▶ **SET EXERCISE**
Write out the opening lines of the data word for word, up to and including the line with "facecolor='white', edgecolor='none', zorder=-10))", and leave every picture and every later line out.
○ ○ ○ ○ ○
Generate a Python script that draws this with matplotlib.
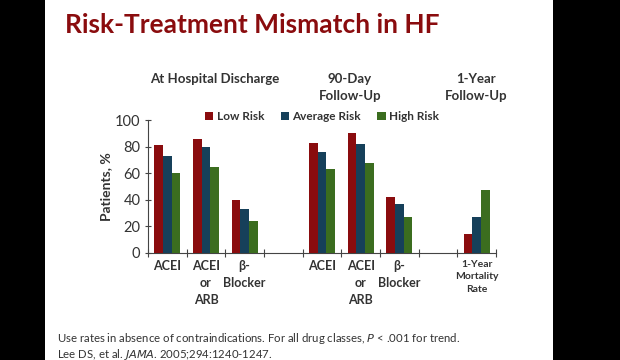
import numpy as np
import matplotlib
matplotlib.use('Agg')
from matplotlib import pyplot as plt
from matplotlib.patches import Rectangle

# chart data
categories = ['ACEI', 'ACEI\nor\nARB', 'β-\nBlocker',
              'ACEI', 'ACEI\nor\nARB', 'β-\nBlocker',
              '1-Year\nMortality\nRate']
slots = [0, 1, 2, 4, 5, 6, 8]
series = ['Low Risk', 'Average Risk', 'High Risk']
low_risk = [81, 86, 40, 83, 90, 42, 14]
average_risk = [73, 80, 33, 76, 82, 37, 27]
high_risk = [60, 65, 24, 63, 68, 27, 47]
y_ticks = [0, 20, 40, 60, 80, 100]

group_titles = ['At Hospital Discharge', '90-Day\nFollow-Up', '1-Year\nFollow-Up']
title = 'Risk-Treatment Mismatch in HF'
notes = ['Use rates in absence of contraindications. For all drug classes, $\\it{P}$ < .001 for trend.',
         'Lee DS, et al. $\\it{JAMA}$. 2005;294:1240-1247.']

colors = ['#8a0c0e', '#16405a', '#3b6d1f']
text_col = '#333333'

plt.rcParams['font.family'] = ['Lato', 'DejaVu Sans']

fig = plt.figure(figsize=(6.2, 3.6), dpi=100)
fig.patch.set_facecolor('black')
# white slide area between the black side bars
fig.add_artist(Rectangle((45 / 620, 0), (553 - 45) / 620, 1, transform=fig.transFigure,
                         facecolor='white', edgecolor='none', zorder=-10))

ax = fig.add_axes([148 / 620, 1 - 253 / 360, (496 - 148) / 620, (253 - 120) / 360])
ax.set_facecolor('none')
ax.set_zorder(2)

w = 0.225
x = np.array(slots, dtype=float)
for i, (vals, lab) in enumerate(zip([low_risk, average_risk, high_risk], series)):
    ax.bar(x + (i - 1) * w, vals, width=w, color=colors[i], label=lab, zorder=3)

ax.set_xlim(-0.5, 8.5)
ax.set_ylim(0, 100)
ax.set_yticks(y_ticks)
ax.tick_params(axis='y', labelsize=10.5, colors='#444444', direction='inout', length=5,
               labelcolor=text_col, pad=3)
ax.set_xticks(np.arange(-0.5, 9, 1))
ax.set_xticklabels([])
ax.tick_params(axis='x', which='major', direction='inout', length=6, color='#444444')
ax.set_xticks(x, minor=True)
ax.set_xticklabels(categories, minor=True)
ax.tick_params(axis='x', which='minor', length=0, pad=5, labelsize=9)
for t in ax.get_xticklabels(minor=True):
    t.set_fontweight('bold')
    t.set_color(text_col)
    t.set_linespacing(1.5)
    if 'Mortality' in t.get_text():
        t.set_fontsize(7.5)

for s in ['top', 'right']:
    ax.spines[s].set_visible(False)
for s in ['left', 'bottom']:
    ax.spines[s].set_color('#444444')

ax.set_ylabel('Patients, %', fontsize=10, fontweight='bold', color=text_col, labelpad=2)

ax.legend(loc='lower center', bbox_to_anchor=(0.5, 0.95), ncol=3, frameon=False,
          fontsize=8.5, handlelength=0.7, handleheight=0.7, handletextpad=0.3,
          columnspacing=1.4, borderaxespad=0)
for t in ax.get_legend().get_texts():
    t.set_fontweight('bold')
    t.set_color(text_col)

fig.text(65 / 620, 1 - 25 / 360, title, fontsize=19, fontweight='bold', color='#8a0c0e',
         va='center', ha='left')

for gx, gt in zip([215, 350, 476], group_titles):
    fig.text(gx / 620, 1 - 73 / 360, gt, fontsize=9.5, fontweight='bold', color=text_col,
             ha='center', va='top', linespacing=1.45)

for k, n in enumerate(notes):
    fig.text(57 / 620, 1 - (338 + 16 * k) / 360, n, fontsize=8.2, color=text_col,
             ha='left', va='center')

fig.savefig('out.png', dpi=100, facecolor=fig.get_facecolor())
○ ○ ○ ○ ○
▶ **IN RESPONSE**
Generate a Python script that draws this with matplotlib.
import numpy as np
import matplotlib
matplotlib.use('Agg')
from matplotlib import pyplot as plt
from matplotlib.patches import Rectangle

# chart data
categories = ['ACEI', 'ACEI\nor\nARB', 'β-\nBlocker',
              'ACEI', 'ACEI\nor\nARB', 'β-\nBlocker',
              '1-Year\nMortality\nRate']
slots = [0, 1, 2, 4, 5, 6, 8]
series = ['Low Risk', 'Average Risk', 'High Risk']
low_risk = [81, 86, 40, 83, 90, 42, 14]
average_risk = [73, 80, 33, 76, 82, 37, 27]
high_risk = [60, 65, 24, 63, 68, 27, 47]
y_ticks = [0, 20, 40, 60, 80, 100]

group_titles = ['At Hospital Discharge', '90-Day\nFollow-Up', '1-Year\nFollow-Up']
title = 'Risk-Treatment Mismatch in HF'
notes = ['Use rates in absence of contraindications. For all drug classes, $\\it{P}$ < .001 for trend.',
         'Lee DS, et al. $\\it{JAMA}$. 2005;294:1240-1247.']

colors = ['#8a0c0e', '#16405a', '#3b6d1f']
text_col = '#333333'

plt.rcParams['font.family'] = ['Lato', 'DejaVu Sans']

fig = plt.figure(figsize=(6.2, 3.6), dpi=100)
fig.patch.set_facecolor('black')
# white slide area between the black side bars
fig.add_artist(Rectangle((45 / 620, 0), (553 - 45) / 620, 1, transform=fig.transFigure,
                         facecolor='white', edgecolor='none', zorder=-10))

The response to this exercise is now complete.